→ Goal: Transcribe the full listing exactly, and drop every picture.

● ● ● ● ●

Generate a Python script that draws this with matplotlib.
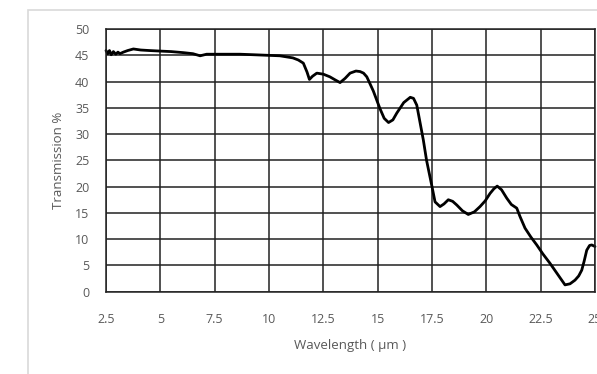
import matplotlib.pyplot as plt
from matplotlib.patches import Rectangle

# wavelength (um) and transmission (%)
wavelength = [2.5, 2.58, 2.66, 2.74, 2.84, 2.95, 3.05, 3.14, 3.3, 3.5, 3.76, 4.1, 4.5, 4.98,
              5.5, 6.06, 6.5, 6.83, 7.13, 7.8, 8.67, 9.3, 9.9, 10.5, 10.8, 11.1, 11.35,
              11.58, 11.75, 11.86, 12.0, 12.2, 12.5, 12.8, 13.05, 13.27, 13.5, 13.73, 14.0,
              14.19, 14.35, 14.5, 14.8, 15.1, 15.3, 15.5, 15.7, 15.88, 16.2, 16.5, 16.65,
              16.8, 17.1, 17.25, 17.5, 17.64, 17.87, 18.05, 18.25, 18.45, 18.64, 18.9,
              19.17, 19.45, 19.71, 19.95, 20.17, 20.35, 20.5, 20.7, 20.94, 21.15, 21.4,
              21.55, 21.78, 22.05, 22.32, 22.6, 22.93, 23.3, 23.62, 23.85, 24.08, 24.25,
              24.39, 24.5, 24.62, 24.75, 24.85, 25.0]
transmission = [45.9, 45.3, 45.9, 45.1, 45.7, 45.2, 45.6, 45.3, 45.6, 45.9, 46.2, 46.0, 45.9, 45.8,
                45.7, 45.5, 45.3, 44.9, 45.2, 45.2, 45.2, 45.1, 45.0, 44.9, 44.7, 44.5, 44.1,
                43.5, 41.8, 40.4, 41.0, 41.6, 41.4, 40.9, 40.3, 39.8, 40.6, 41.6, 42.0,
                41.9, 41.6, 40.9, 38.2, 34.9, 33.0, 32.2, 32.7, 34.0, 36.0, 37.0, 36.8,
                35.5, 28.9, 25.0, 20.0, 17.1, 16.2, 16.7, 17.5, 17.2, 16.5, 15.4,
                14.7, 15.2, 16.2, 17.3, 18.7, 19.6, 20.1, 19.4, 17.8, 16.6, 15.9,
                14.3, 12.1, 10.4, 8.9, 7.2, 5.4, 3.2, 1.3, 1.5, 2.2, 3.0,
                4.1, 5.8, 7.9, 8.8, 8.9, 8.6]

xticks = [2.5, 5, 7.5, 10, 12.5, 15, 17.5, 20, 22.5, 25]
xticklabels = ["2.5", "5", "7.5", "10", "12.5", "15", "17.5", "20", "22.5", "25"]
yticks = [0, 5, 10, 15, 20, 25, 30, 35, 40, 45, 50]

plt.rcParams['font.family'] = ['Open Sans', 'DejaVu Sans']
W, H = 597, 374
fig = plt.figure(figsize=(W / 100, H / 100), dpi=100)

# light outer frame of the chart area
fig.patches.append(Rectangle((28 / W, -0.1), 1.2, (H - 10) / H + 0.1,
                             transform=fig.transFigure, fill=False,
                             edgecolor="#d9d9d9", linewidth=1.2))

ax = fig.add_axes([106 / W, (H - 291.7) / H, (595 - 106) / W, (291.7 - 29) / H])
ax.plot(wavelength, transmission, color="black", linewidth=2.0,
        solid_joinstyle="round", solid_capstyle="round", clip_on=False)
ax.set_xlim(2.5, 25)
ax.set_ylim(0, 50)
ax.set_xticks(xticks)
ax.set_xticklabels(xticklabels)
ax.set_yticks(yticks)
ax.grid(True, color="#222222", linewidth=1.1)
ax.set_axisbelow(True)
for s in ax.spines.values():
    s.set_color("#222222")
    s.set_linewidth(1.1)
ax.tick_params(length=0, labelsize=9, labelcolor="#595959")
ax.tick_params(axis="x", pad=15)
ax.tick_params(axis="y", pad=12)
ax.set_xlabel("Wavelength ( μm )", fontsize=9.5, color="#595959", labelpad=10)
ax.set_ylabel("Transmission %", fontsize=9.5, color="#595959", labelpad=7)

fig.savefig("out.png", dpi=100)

● ● ● ● ●

→ Response to the task:
Generate a Python script that draws this with matplotlib.
import matplotlib.pyplot as plt
from matplotlib.patches import Rectangle

# wavelength (um) and transmission (%)
wavelength = [2.5, 2.58, 2.66, 2.74, 2.84, 2.95, 3.05, 3.14, 3.3, 3.5, 3.76, 4.1, 4.5, 4.98,
              5.5, 6.06, 6.5, 6.83, 7.13, 7.8, 8.67, 9.3, 9.9, 10.5, 10.8, 11.1, 11.35,
              11.58, 11.75, 11.86, 12.0, 12.2, 12.5, 12.8, 13.05, 13.27, 13.5, 13.73, 14.0,
              14.19, 14.35, 14.5, 14.8, 15.1, 15.3, 15.5, 15.7, 15.88, 16.2, 16.5, 16.65,
              16.8, 17.1, 17.25, 17.5, 17.64, 17.87, 18.05, 18.25, 18.45, 18.64, 18.9,
              19.17, 19.45, 19.71, 19.95, 20.17, 20.35, 20.5, 20.7, 20.94, 21.15, 21.4,
              21.55, 21.78, 22.05, 22.32, 22.6, 22.93, 23.3, 23.62, 23.85, 24.08, 24.25,
              24.39, 24.5, 24.62, 24.75, 24.85, 25.0]
transmission = [45.9, 45.3, 45.9, 45.1, 45.7, 45.2, 45.6, 45.3, 45.6, 45.9, 46.2, 46.0, 45.9, 45.8,
                45.7, 45.5, 45.3, 44.9, 45.2, 45.2, 45.2, 45.1, 45.0, 44.9, 44.7, 44.5, 44.1,
                43.5, 41.8, 40.4, 41.0, 41.6, 41.4, 40.9, 40.3, 39.8, 40.6, 41.6, 42.0,
                41.9, 41.6, 40.9, 38.2, 34.9, 33.0, 32.2, 32.7, 34.0, 36.0, 37.0, 36.8,
                35.5, 28.9, 25.0, 20.0, 17.1, 16.2, 16.7, 17.5, 17.2, 16.5, 15.4,
                14.7, 15.2, 16.2, 17.3, 18.7, 19.6, 20.1, 19.4, 17.8, 16.6, 15.9,
                14.3, 12.1, 10.4, 8.9, 7.2, 5.4, 3.2, 1.3, 1.5, 2.2, 3.0,
                4.1, 5.8, 7.9, 8.8, 8.9, 8.6]

xticks = [2.5, 5, 7.5, 10, 12.5, 15, 17.5, 20, 22.5, 25]
xticklabels = ["2.5", "5", "7.5", "10", "12.5", "15", "17.5", "20", "22.5", "25"]
yticks = [0, 5, 10, 15, 20, 25, 30, 35, 40, 45, 50]

plt.rcParams['font.family'] = ['Open Sans', 'DejaVu Sans']
W, H = 597, 374
fig = plt.figure(figsize=(W / 100, H / 100), dpi=100)

# light outer frame of the chart area
fig.patches.append(Rectangle((28 / W, -0.1), 1.2, (H - 10) / H + 0.1,
                             transform=fig.transFigure, fill=False,
                             edgecolor="#d9d9d9", linewidth=1.2))

ax = fig.add_axes([106 / W, (H - 291.7) / H, (595 - 106) / W, (291.7 - 29) / H])
ax.plot(wavelength, transmission, color="black", linewidth=2.0,
        solid_joinstyle="round", solid_capstyle="round", clip_on=False)
ax.set_xlim(2.5, 25)
ax.set_ylim(0, 50)
ax.set_xticks(xticks)
ax.set_xticklabels(xticklabels)
ax.set_yticks(yticks)
ax.grid(True, color="#222222", linewidth=1.1)
ax.set_axisbelow(True)
for s in ax.spines.values():
    s.set_color("#222222")
    s.set_linewidth(1.1)
ax.tick_params(length=0, labelsize=9, labelcolor="#595959")
ax.tick_params(axis="x", pad=15)
ax.tick_params(axis="y", pad=12)
ax.set_xlabel("Wavelength ( μm )", fontsize=9.5, color="#595959", labelpad=10)
ax.set_ylabel("Transmission %", fontsize=9.5, color="#595959", labelpad=7)

fig.savefig("out.png", dpi=100)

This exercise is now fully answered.